The original Mars Direct architecture specifies carrying 6 tonnes of H2 from Earth. By combining these processes, this amount of hydrogen can be used to manufacture 48 tonnes of O2 and 24 tonnes of CH4.
However, the stochiometric ratio for LOX/CH4 bipropellant is 3.5:1 (or 7:2). That means, to burn 24 tonnes of methane, we need 84 tonnes of oxygen. That’s an additional 36 tonnes.
Several processes were proposed for produced the additional O2. Perhaps the most elegant is combining the Sabatier reaction with the reverse water gas shift (RWGS) reaction in the same chamber.
The reverse water gas shift reaction reacts carbon dioxide with hydrogen to produce carbon monoxide and water:
(3) CO2(g) + H2(g) → CO(g) + H2O(v)
Combining reactions (1) and (3), we get:
(4) 3 CO2(g) + 6 H2(g) → CH4(g) + 2 CO(g) + 4 H2O(v)
The H2O is electrolysed, storing the O2 and recycling the H2 back through reaction (4), just as we did with reaction 1. This produces 96 tonnes of O2, which is enough oxygen for the bipropellant plus 12 tonnes spare. The surplus oxygen can be used to top up the hab, pressurised rover or surface suit oxygen tanks. In addition, the CO produced in reaction (4) could potentially be used as rover or generator fuel.

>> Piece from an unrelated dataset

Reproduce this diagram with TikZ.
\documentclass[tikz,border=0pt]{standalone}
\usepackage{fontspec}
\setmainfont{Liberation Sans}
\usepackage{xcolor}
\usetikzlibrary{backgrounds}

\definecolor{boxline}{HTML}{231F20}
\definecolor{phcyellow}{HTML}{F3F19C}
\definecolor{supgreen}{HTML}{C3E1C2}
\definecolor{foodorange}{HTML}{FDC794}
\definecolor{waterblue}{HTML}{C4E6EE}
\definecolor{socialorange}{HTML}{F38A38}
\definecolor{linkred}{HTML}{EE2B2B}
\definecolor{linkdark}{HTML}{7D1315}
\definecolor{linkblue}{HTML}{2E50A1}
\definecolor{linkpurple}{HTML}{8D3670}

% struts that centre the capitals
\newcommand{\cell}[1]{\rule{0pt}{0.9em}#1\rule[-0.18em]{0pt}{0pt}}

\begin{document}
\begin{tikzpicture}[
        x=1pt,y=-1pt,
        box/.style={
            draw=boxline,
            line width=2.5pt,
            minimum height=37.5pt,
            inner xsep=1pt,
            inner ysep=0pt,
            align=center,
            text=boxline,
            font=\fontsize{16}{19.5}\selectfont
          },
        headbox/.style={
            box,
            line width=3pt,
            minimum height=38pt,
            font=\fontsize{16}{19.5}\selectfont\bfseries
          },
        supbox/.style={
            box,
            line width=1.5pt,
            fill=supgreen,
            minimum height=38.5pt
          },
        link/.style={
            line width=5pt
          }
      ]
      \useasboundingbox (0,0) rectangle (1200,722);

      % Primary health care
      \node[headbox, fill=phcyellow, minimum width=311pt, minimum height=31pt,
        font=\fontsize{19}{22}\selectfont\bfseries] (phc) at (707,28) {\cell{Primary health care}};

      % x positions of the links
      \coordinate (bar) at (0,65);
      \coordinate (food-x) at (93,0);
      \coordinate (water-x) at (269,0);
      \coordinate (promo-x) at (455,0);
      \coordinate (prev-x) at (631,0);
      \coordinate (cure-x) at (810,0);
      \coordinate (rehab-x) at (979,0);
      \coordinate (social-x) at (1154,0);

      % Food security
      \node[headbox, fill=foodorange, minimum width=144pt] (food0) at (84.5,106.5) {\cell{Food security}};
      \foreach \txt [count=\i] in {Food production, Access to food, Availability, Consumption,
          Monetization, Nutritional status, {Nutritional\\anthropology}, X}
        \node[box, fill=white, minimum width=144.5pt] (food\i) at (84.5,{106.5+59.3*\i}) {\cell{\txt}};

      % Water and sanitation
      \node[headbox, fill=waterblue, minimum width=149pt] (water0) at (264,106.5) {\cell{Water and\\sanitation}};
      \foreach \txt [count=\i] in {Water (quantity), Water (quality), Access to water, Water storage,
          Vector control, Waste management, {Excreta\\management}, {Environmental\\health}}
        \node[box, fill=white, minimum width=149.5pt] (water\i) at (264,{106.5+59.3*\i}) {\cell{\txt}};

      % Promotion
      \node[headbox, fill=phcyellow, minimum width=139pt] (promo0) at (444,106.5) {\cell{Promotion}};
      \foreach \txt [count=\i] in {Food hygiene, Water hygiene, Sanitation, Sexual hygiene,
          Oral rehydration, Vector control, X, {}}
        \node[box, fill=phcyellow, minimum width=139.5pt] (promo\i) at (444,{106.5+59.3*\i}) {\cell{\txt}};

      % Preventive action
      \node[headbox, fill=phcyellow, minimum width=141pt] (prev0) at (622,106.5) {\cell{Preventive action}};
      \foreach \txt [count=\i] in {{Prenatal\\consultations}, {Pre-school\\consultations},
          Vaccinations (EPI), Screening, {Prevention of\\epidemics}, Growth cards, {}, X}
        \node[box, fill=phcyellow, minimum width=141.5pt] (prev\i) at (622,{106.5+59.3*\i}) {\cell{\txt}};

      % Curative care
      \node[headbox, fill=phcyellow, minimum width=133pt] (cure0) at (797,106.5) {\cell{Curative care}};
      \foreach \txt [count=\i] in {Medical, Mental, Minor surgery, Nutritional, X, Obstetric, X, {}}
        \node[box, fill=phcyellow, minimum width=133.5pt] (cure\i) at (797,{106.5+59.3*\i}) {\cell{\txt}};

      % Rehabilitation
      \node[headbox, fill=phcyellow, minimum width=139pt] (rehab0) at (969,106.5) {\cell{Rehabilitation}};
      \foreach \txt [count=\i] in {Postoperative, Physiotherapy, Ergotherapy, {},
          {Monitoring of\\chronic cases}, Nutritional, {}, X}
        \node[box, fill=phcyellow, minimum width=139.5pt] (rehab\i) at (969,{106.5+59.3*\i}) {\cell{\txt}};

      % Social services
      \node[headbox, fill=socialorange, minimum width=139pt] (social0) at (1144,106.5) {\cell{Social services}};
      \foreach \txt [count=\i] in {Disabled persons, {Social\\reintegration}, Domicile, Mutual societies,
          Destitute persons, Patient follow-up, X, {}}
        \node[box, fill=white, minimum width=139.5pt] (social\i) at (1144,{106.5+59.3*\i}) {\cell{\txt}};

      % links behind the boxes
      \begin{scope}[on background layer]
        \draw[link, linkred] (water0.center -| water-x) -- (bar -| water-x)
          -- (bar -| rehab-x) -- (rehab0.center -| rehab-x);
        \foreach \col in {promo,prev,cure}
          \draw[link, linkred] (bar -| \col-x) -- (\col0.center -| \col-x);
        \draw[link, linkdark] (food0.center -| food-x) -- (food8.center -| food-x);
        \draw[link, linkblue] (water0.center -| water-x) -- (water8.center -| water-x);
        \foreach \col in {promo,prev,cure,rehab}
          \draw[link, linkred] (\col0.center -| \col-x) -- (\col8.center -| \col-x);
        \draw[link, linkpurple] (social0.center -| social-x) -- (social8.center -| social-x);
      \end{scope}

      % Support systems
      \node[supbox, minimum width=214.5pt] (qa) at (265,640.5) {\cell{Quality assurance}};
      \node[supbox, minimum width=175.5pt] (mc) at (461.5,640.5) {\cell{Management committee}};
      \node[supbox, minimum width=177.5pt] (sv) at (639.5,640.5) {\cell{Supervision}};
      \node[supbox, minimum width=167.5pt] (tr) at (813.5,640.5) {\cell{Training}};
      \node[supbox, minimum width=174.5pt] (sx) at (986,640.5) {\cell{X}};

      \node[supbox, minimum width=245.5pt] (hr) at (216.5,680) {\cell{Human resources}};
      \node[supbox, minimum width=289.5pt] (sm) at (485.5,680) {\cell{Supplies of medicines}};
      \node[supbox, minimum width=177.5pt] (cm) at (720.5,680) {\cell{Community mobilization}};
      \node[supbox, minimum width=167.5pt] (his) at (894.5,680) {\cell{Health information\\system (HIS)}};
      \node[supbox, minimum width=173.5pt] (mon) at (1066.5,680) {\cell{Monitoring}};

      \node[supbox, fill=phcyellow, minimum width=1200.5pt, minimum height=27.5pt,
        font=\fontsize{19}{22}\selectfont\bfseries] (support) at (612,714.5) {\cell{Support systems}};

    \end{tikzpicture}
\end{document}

The value of this approach should be clear. Bringing only 6 tonnes of H2 from Earth is significantly cheaper and easier than transporting 108 tonnes of bipropellant! Launching the crew from Mars at the end of the surface stay is one of the most challenging aspects of any H2M mission, which is why many people, including the designers of Mars One, have opted for one-way missions. Yet, naturally, most mission planners – especially those from governmental space agencies – are inclined or obliged to plan for the crew to return to Earth. This one idea presented in Mars Direct suddenly made this a whole lot easier to achieve, which is why it had such a big impact on the Mars community. It became a core design feature of several new H2M architectures, including the NASA Design Reference Mission.
Hydrogen on Mars
Of course, this approach begs the question: if it makes sense to manufacture rocket fuel from local Martian resources, why do we need to carry even 6 tonnes of hydrogen from Earth? Hydrogen is notoriously difficult to store in space. Large tanks are required, due to its low density, and because H2 molecules are so small, at least 0.5% per day boils off and leaks away into space. The amount launched from Earth has to be more than 6 tonnes to allow for this boil-off.

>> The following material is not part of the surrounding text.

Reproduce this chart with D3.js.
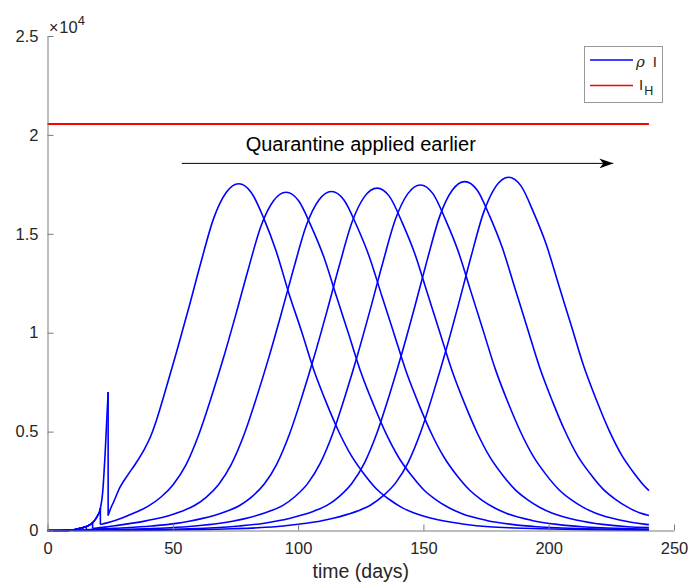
<!DOCTYPE html>
<html><head><meta charset="utf-8">
<script src="https://cdn.jsdelivr.net/npm/d3@7/dist/d3.min.js"></script>
<style>
body{margin:0;background:#fff}
svg{display:block;font-family:"Liberation Sans",Arial,Helvetica,sans-serif}
</style>
</head><body>
<svg id="chart" width="689" height="583"></svg>
<script>
// ---------- data ----------
const xTicks = [0, 50, 100, 150, 200, 250];
const yTicks = [0, 5000, 10000, 15000, 20000, 25000];
const yTickLabels = ["0", "0.5", "1", "1.5", "2", "2.5"];
const xLabel = "time (days)";
const annotationText = "Quarantine applied earlier";
const annotationArrowDays = [53.6, 225.8];
const annotationArrowValue = 18560;
const annotationTextDay = 125;
const annotationTextValue = 19200;

// shared growth before quarantine
const earlyGrowth = [[0,0],[5,2],[8,8],[10,25],[12,80],[14,140],[16,230],[17,300],[18,400],[19,540],[20,750],[21,1050],[22,1900],[23,3900],[24.2,7000]];
const quarantineDays = [24.2, 21.1, 18.0, 15.5, 13.0, 10.5, 8.0];
const valuesBeforeQuarantine = [7000, 1130, 400, 190, 110, 35, 8];

const curve1 = [[24.2,760],[25,1050],[26.5,1480],[29,2200],[32,2800],[35,3350],[38.4,4050],[41.3,4800],[43.8,5700],[46.3,6750],[51.3,8940],[56.3,11220],[61.3,13590],[66.3,15780],[71.3,17090],[76.3,17530],[81.3,17090],[86.3,15780],[91.3,14100],[96.3,12000],[101.3,10100],[106.3,8100],[111.3,6450],[116.3,4980],[121.3,3770],[126.3,2860],[131.3,2100],[136.3,1580],[141.3,1170],[146.3,880],[156.3,530],[166.3,320],[176.3,190],[186.3,130],[196.3,90],[216.3,35],[240,15]];
const curve2 = [[21.1,300],[25,430],[30,650],[35.2,920],[40.2,1230],[45.2,1680],[50.2,2330],[55.2,3300],[60.2,4790],[65.2,6670],[70.2,8720],[75.2,10940],[80.2,13250],[85.2,15390],[90.2,16670],[95.2,17100],[100.2,16670],[105.2,15390],[110.2,13850],[115.2,11880],[120.2,9920],[125.2,7950],[130.2,6330],[135.2,4870],[140.2,3680],[145.2,2790],[150.2,2050],[155.2,1540],[160.2,1150],[165.2,860],[175.2,510],[185.2,310],[195.2,190],[205.2,130],[215.2,90],[240,30]];
const curve3 = [[18,100],[23,170],[28,260],[33.3,360],[38.3,460],[43.3,590],[48.3,750],[53.3,960],[58.3,1240],[63.3,1680],[68.3,2330],[73.3,3330],[78.3,4800],[83.3,6680],[88.3,8740],[93.3,10970],[98.3,13280],[103.3,15430],[108.3,16710],[113.3,17140],[118.3,16710],[123.3,15430],[128.3,13880],[133.3,11910],[138.3,9940],[143.3,7970],[148.3,6340],[153.3,4880],[158.3,3690],[163.3,2790],[168.3,2060],[173.3,1540],[178.3,1150],[183.3,860],[193.3,510],[203.3,310],[213.3,190],[223.3,130],[233.3,86],[240,70]];
const curve4 = [[15.5,40],[21.5,85],[31.5,140],[41.5,225],[51.5,360],[56.5,470],[61.5,600],[66.5,760],[71.5,970],[76.5,1250],[81.5,1700],[86.5,2350],[91.5,3360],[96.5,4850],[101.5,6750],[106.5,8830],[111.5,11080],[116.5,13420],[121.5,15580],[126.5,16880],[131.5,17310],[136.5,16880],[141.5,15580],[146.5,14020],[151.5,12030],[156.5,10040],[161.5,8050],[166.5,6400],[171.5,4930],[176.5,3720],[181.5,2820],[186.5,2080],[191.5,1560],[196.5,1160],[201.5,870],[211.5,520],[221.5,310],[231.5,190],[240,150]];
const curve5 = [[13,15],[18.8,30],[28.8,52],[38.8,87],[48.8,140],[58.8,230],[68.8,370],[73.8,470],[78.8,600],[83.8,770],[88.8,980],[93.8,1260],[98.8,1720],[103.8,2370],[108.8,3390],[113.8,4890],[118.8,6810],[123.8,8910],[128.8,11180],[133.8,13540],[138.8,15720],[143.8,17030],[148.8,17470],[153.8,17030],[158.8,15720],[163.8,14150],[168.8,12140],[173.8,10130],[178.8,8120],[183.8,6460],[188.8,4980],[193.8,3760],[198.8,2850],[203.8,2100],[208.8,1570],[213.8,1170],[218.8,870],[228.8,520],[238.8,310],[240,295]];
const curve6 = [[10.5,5],[26.5,18],[46.5,53],[56.5,88],[66.5,140],[76.5,230],[86.5,370],[91.5,480],[96.5,610],[101.5,780],[106.5,990],[111.5,1270],[116.5,1730],[121.5,2390],[126.5,3420],[131.5,4940],[136.5,6880],[141.5,9000],[146.5,11290],[151.5,13670],[156.5,15880],[161.5,17200],[166.5,17640],[171.5,17200],[176.5,15880],[181.5,14290],[186.5,12260],[191.5,10230],[196.5,8200],[201.5,6530],[206.5,5030],[211.5,3790],[216.5,2880],[221.5,2120],[226.5,1590],[231.5,1180],[236.5,880],[240,760]];
const curve7 = [[8,2],[24,5],[44,18],[64,54],[74,89],[84,140],[94,230],[104,380],[109,480],[114,620],[119,790],[124,1000],[129,1290],[134,1760],[139,2420],[144,3460],[149,5000],[154,6970],[159,9110],[164,11430],[169,13840],[174,16070],[179,17410],[184,17860],[189,17410],[194,16070],[199,14470],[204,12410],[209,10360],[214,8300],[219,6610],[224,5090],[229,3840],[234,2910],[239,2140],[240,2020]];
const afterQuarantine = [curve1, curve2, curve3, curve4, curve5, curve6, curve7];

const hospitalDays = [0, 240];
const hospitalCapacity = 20550;

const seriesColors = { rhoI: "#0000ff", IH: "#ff0000" };

// ---------- drawing ----------
const svg = d3.select("#chart");
const x = d3.scaleLinear().domain([0, 250]).range([47.5, 674]);
const y = d3.scaleLinear().domain([0, 25000]).range([530.5, 36]);

const smooth = d3.line().x(d => x(d[0])).y(d => y(d[1])).curve(d3.curveMonotoneX);
const straight = d3.line().x(d => x(d[0])).y(d => y(d[1]));

const plot = svg.append("g");

// red horizontal line I_H
plot.append("path")
  .attr("d", straight(hospitalDays.map(d => [d, hospitalCapacity])))
  .attr("fill", "none").attr("stroke", seriesColors.IH).attr("stroke-width", 1.8);

// blue curves
afterQuarantine.forEach((post, i) => {
  const q = quarantineDays[i];
  const pre = earlyGrowth.filter(d => d[0] < q).concat([[q, valuesBeforeQuarantine[i]]]);
  plot.append("path").attr("d", smooth(pre))
    .attr("fill", "none").attr("stroke", seriesColors.rhoI).attr("stroke-width", 1.6)
    .attr("stroke-linejoin", "round");
  plot.append("path").attr("d", straight([[q, valuesBeforeQuarantine[i]], post[0]]))
    .attr("fill", "none").attr("stroke", seriesColors.rhoI).attr("stroke-width", 1.6);
  plot.append("path").attr("d", smooth(post))
    .attr("fill", "none").attr("stroke", seriesColors.rhoI).attr("stroke-width", 1.6)
    .attr("stroke-linejoin", "round");
});

// axes
const axisColor = "#7a7a7a";
const textColor = "#262626";
const xAxis = svg.append("g").attr("transform", `translate(0,${y(0)})`)
  .call(d3.axisBottom(x).tickValues(xTicks).tickSizeInner(-6).tickSizeOuter(0).tickPadding(12));
const yAxis = svg.append("g").attr("transform", `translate(${x(0)},0)`)
  .call(d3.axisLeft(y).tickValues(yTicks).tickFormat((d, i) => yTickLabels[i]).tickSizeInner(-6).tickSizeOuter(0).tickPadding(9));
[xAxis, yAxis].forEach(g => {
  g.select(".domain").attr("stroke", axisColor);
  g.selectAll(".tick line").attr("stroke", axisColor);
  g.selectAll(".tick text").attr("fill", textColor).attr("font-size", 16.5)
    .attr("font-family", '"Liberation Sans",Arial,sans-serif');
});

// axis label
svg.append("text").attr("x", (x(0) + x(250)) / 2).attr("y", 578)
  .attr("text-anchor", "middle").attr("font-size", 19.5).attr("fill", textColor).text(xLabel);

// exponent label
const expo = svg.append("text").attr("x", 49).attr("y", 33).attr("fill", textColor);
expo.append("tspan").attr("font-size", 16).text("\u00d7");
expo.append("tspan").attr("font-size", 16.5).attr("dx", 1).text("10");
expo.append("tspan").attr("font-size", 13).attr("dy", -8).text("4");

// annotation
svg.append("defs").append("marker").attr("id", "ah")
  .attr("viewBox", "0 0 14 10").attr("refX", 14).attr("refY", 5)
  .attr("markerWidth", 14).attr("markerHeight", 10).attr("markerUnits", "userSpaceOnUse")
  .attr("orient", "auto")
  .append("path").attr("d", "M0,0 L14,5 L0,10 L4,5 Z").attr("fill", "#000");
svg.append("path")
  .attr("d", straight(annotationArrowDays.map(d => [d, annotationArrowValue])))
  .attr("stroke", "#000").attr("stroke-width", 1).attr("fill", "none")
  .attr("marker-end", "url(#ah)");
svg.append("text").attr("x", x(annotationTextDay)).attr("y", y(annotationTextValue))
  .attr("text-anchor", "middle").attr("font-size", 20).attr("fill", "#000").text(annotationText);

// legend
const lg = svg.append("g");
lg.append("rect").attr("x", 584.5).attr("y", 46.5).attr("width", 78).attr("height", 56)
  .attr("fill", "#fff").attr("stroke", "#999").attr("stroke-width", 1);
lg.append("line").attr("x1", 590).attr("x2", 633).attr("y1", 60).attr("y2", 60)
  .attr("stroke", seriesColors.rhoI).attr("stroke-width", 1.6);
lg.append("line").attr("x1", 590).attr("x2", 633).attr("y1", 85.5).attr("y2", 85.5)
  .attr("stroke", seriesColors.IH).attr("stroke-width", 1.6);
const t1 = lg.append("text").attr("x", 636).attr("y", 67).attr("font-size", 15).attr("fill", textColor);
t1.append("tspan").attr("font-family", '"DejaVu Serif",serif').attr("font-style", "italic").text("\u03c1");
t1.append("tspan").attr("dx", 8).text("I");
const t2 = lg.append("text").attr("x", 639).attr("y", 90).attr("font-size", 15).attr("fill", textColor);
t2.append("tspan").text("I");
t2.append("tspan").attr("font-size", 12.5).attr("dy", 5).attr("dx", 1).text("H");
</script>
</body></html>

But Mars has plenty of hydrogen. Why can’t we use ISRU techniques to obtain and use it?
The problem is that most of the hydrogen on Mars is in the form of water frozen in the regolith, and this simply isn’t as easy to access as the atmosphere. Methods are indeed being researched to obtain water from the regolith; for example, using robots and microwave radiation. But these are possibly too complex for the first H2M mission, which is what Mars Direct is principally designed for.
Hydrogen represents only 1/9 of the mass of water; therefore, to obtain 6 tonnes of hydrogen requires first obtaining 54 tonnes of water.
The Martian atmosphere contains about 0.021% water vapour, which can be accessed. To obtain 54 tonnes of water would require processing almost 260,000 tonnes of Martian atmosphere. If we attempted to achieve this during a 26-month period between launch windows, this means processing about 10,000 tonnes of atmosphere per month, or over 300 tonnes per day. The equipment required to achieve this could weigh more than 6 tonnes, thus offsetting any benefit to this approach.
Nonetheless, it’s inevitable that techniques will be developed for obtaining water from the Martian atmosphere, and from the regolith. This will be a crucial capability for human settlement of Mars.